_Exercise instructions_
Restate the material word for word and leave out anything that is a picture.

_Given information_

━━━━

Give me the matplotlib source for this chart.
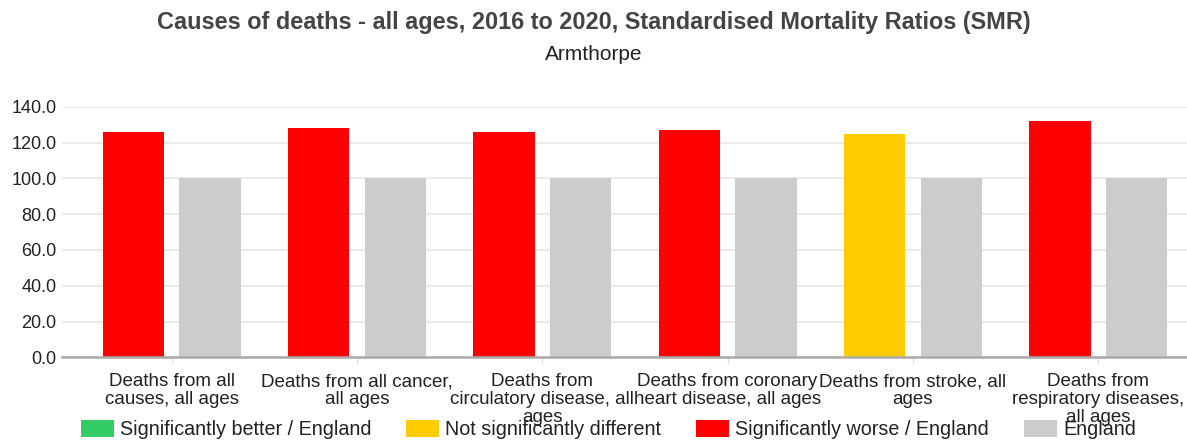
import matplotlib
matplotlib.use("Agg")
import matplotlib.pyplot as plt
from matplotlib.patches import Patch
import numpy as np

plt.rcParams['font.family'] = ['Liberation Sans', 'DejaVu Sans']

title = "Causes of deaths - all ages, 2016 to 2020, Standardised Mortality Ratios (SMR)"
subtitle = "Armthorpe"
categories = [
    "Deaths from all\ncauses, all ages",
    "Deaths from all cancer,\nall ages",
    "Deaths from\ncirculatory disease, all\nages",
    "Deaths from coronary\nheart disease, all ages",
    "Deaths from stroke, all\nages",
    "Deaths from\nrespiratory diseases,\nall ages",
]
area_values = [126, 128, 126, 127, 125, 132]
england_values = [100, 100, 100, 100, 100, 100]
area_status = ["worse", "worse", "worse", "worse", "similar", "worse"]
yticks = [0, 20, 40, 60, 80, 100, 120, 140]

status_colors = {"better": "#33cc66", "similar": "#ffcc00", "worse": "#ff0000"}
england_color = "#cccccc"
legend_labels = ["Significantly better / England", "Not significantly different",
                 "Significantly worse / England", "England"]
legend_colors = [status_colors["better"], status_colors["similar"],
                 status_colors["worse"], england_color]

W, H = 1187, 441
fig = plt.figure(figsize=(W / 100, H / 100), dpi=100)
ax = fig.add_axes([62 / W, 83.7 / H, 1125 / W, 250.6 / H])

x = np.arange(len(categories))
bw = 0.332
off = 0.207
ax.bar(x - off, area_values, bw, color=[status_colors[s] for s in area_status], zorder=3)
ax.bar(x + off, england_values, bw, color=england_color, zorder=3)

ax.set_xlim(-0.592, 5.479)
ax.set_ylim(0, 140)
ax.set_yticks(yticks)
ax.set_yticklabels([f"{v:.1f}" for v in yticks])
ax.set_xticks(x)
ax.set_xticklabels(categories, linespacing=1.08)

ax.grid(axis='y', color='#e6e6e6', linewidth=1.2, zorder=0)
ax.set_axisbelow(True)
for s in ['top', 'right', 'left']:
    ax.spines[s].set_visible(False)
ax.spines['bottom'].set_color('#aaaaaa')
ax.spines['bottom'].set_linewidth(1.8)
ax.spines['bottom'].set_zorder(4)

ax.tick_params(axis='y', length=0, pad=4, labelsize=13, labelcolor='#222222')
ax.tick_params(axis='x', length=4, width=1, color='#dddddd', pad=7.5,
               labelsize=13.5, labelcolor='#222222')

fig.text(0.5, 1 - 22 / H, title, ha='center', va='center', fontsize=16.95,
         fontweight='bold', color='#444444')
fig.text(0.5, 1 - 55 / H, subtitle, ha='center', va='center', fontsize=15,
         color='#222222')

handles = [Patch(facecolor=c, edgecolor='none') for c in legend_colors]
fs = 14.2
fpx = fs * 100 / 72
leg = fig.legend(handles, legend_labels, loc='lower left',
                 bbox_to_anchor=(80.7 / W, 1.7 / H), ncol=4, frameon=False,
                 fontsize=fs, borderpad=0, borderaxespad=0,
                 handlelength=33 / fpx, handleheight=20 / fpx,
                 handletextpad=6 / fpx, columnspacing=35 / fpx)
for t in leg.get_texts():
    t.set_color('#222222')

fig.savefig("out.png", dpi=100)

━━━━

_Answer for this exercise_
Give me the matplotlib source for this chart.
import matplotlib
matplotlib.use("Agg")
import matplotlib.pyplot as plt
from matplotlib.patches import Patch
import numpy as np

plt.rcParams['font.family'] = ['Liberation Sans', 'DejaVu Sans']

title = "Causes of deaths - all ages, 2016 to 2020, Standardised Mortality Ratios (SMR)"
subtitle = "Armthorpe"
categories = [
    "Deaths from all\ncauses, all ages",
    "Deaths from all cancer,\nall ages",
    "Deaths from\ncirculatory disease, all\nages",
    "Deaths from coronary\nheart disease, all ages",
    "Deaths from stroke, all\nages",
    "Deaths from\nrespiratory diseases,\nall ages",
]
area_values = [126, 128, 126, 127, 125, 132]
england_values = [100, 100, 100, 100, 100, 100]
area_status = ["worse", "worse", "worse", "worse", "similar", "worse"]
yticks = [0, 20, 40, 60, 80, 100, 120, 140]

status_colors = {"better": "#33cc66", "similar": "#ffcc00", "worse": "#ff0000"}
england_color = "#cccccc"
legend_labels = ["Significantly better / England", "Not significantly different",
                 "Significantly worse / England", "England"]
legend_colors = [status_colors["better"], status_colors["similar"],
                 status_colors["worse"], england_color]

W, H = 1187, 441
fig = plt.figure(figsize=(W / 100, H / 100), dpi=100)
ax = fig.add_axes([62 / W, 83.7 / H, 1125 / W, 250.6 / H])

x = np.arange(len(categories))
bw = 0.332
off = 0.207
ax.bar(x - off, area_values, bw, color=[status_colors[s] for s in area_status], zorder=3)
ax.bar(x + off, england_values, bw, color=england_color, zorder=3)

ax.set_xlim(-0.592, 5.479)
ax.set_ylim(0, 140)
ax.set_yticks(yticks)
ax.set_yticklabels([f"{v:.1f}" for v in yticks])
ax.set_xticks(x)
ax.set_xticklabels(categories, linespacing=1.08)

ax.grid(axis='y', color='#e6e6e6', linewidth=1.2, zorder=0)
ax.set_axisbelow(True)
for s in ['top', 'right', 'left']:
    ax.spines[s].set_visible(False)
ax.spines['bottom'].set_color('#aaaaaa')
ax.spines['bottom'].set_linewidth(1.8)
ax.spines['bottom'].set_zorder(4)

ax.tick_params(axis='y', length=0, pad=4, labelsize=13, labelcolor='#222222')
ax.tick_params(axis='x', length=4, width=1, color='#dddddd', pad=7.5,
               labelsize=13.5, labelcolor='#222222')

fig.text(0.5, 1 - 22 / H, title, ha='center', va='center', fontsize=16.95,
         fontweight='bold', color='#444444')
fig.text(0.5, 1 - 55 / H, subtitle, ha='center', va='center', fontsize=15,
         color='#222222')

handles = [Patch(facecolor=c, edgecolor='none') for c in legend_colors]
fs = 14.2
fpx = fs * 100 / 72
leg = fig.legend(handles, legend_labels, loc='lower left',
                 bbox_to_anchor=(80.7 / W, 1.7 / H), ncol=4, frameon=False,
                 fontsize=fs, borderpad=0, borderaxespad=0,
                 handlelength=33 / fpx, handleheight=20 / fpx,
                 handletextpad=6 / fpx, columnspacing=35 / fpx)
for t in leg.get_texts():
    t.set_color('#222222')

fig.savefig("out.png", dpi=100)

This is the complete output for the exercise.